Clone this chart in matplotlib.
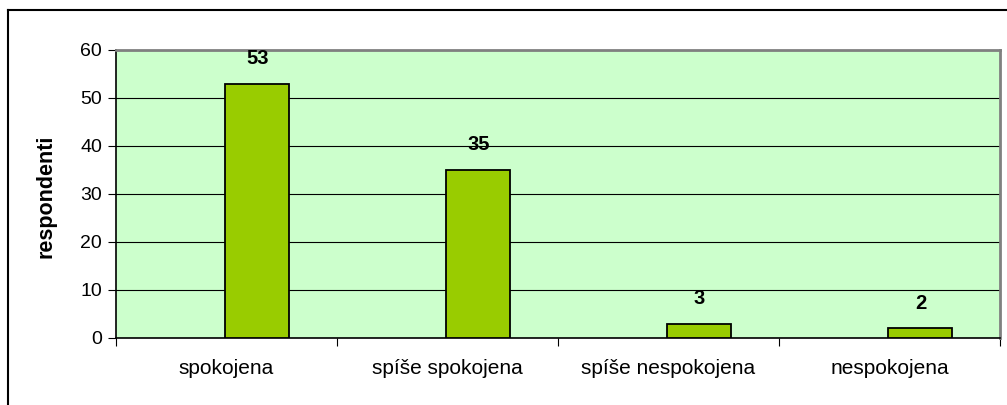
import matplotlib
matplotlib.use("Agg")
import matplotlib.pyplot as plt
import numpy as np
from matplotlib.lines import Line2D

categories = ["spokojena", "spíše spokojena", "spíše nespokojena", "nespokojena"]
values = [53, 35, 3, 2]
yticks = [0, 10, 20, 30, 40, 50, 60]

plt.rcParams['font.family'] = ['Liberation Sans', 'DejaVu Sans']

fig = plt.figure(figsize=(10.07, 4.05), dpi=100)
W, H = 1007, 405
ax = fig.add_axes([116 / W, 1 - 338 / H, (1000 - 116) / W, (338 - 50) / H])
ax.set_facecolor('#CCFFCC')

x = np.arange(len(categories))
offset = 0.14
ax.bar(x + offset, values, width=0.29, color='#99CC00', edgecolor='black', linewidth=1.3, zorder=3)

for xi, v in zip(x, values):
    ax.annotate(str(v), (xi + offset, v), xytext=(0, 18), textcoords='offset points',
                ha='center', va='center', fontsize=14.5, fontweight='bold', zorder=4)

ax.set_xlim(-0.5, len(categories) - 0.5)
ax.set_ylim(0, 60)
ax.set_yticks(yticks)
ax.set_yticklabels([str(t) for t in yticks], fontsize=14)
ax.yaxis.grid(True, color='black', linewidth=0.8, zorder=1)
ax.set_axisbelow(True)

ax.set_xticks(np.arange(len(categories) + 1) - 0.5)
ax.set_xticklabels([])
ax.set_xticks(x, minor=True)
ax.set_xticklabels(categories, minor=True, fontsize=15)
ax.tick_params(axis='x', which='minor', length=0, pad=15)
ax.tick_params(axis='x', which='major', length=6, direction='out', color='black')
ax.tick_params(axis='y', length=6, direction='out', color='black', pad=4)

ax.spines['left'].set_color('black')
ax.spines['bottom'].set_color('black')
ax.spines['top'].set_color('#808080')
ax.spines['right'].set_color('#808080')
for s in ax.spines.values():
    s.set_linewidth(1.2)
ax.spines['top'].set_linewidth(2)
ax.spines['right'].set_linewidth(2)

ax.set_ylabel('respondenti', fontsize=15.5, fontweight='bold')
ax.yaxis.set_label_coords((57 - 116) / (1000 - 116), (338 - 196) / (338 - 50))

fig.lines.append(Line2D([8 / W, 1.0], [1 - 10 / H, 1 - 10 / H], transform=fig.transFigure,
                        color='black', linewidth=1.5))
fig.lines.append(Line2D([8 / W, 8 / W], [0.0, 1 - 10 / H], transform=fig.transFigure,
                        color='black', linewidth=1.5))

fig.savefig('out.png', dpi=100)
════════════════
Your task is an exact transcription of all the data, minus the pictures.

THE RESPONSE:
Clone this chart in matplotlib.
import matplotlib
matplotlib.use("Agg")
import matplotlib.pyplot as plt
import numpy as np
from matplotlib.lines import Line2D

categories = ["spokojena", "spíše spokojena", "spíše nespokojena", "nespokojena"]
values = [53, 35, 3, 2]
yticks = [0, 10, 20, 30, 40, 50, 60]

plt.rcParams['font.family'] = ['Liberation Sans', 'DejaVu Sans']

fig = plt.figure(figsize=(10.07, 4.05), dpi=100)
W, H = 1007, 405
ax = fig.add_axes([116 / W, 1 - 338 / H, (1000 - 116) / W, (338 - 50) / H])
ax.set_facecolor('#CCFFCC')

x = np.arange(len(categories))
offset = 0.14
ax.bar(x + offset, values, width=0.29, color='#99CC00', edgecolor='black', linewidth=1.3, zorder=3)

for xi, v in zip(x, values):
    ax.annotate(str(v), (xi + offset, v), xytext=(0, 18), textcoords='offset points',
                ha='center', va='center', fontsize=14.5, fontweight='bold', zorder=4)

ax.set_xlim(-0.5, len(categories) - 0.5)
ax.set_ylim(0, 60)
ax.set_yticks(yticks)
ax.set_yticklabels([str(t) for t in yticks], fontsize=14)
ax.yaxis.grid(True, color='black', linewidth=0.8, zorder=1)
ax.set_axisbelow(True)

ax.set_xticks(np.arange(len(categories) + 1) - 0.5)
ax.set_xticklabels([])
ax.set_xticks(x, minor=True)
ax.set_xticklabels(categories, minor=True, fontsize=15)
ax.tick_params(axis='x', which='minor', length=0, pad=15)
ax.tick_params(axis='x', which='major', length=6, direction='out', color='black')
ax.tick_params(axis='y', length=6, direction='out', color='black', pad=4)

ax.spines['left'].set_color('black')
ax.spines['bottom'].set_color('black')
ax.spines['top'].set_color('#808080')
ax.spines['right'].set_color('#808080')
for s in ax.spines.values():
    s.set_linewidth(1.2)
ax.spines['top'].set_linewidth(2)
ax.spines['right'].set_linewidth(2)

ax.set_ylabel('respondenti', fontsize=15.5, fontweight='bold')
ax.yaxis.set_label_coords((57 - 116) / (1000 - 116), (338 - 196) / (338 - 50))

fig.lines.append(Line2D([8 / W, 1.0], [1 - 10 / H, 1 - 10 / H], transform=fig.transFigure,
                        color='black', linewidth=1.5))
fig.lines.append(Line2D([8 / W, 8 / W], [0.0, 1 - 10 / H], transform=fig.transFigure,
                        color='black', linewidth=1.5))

fig.savefig('out.png', dpi=100)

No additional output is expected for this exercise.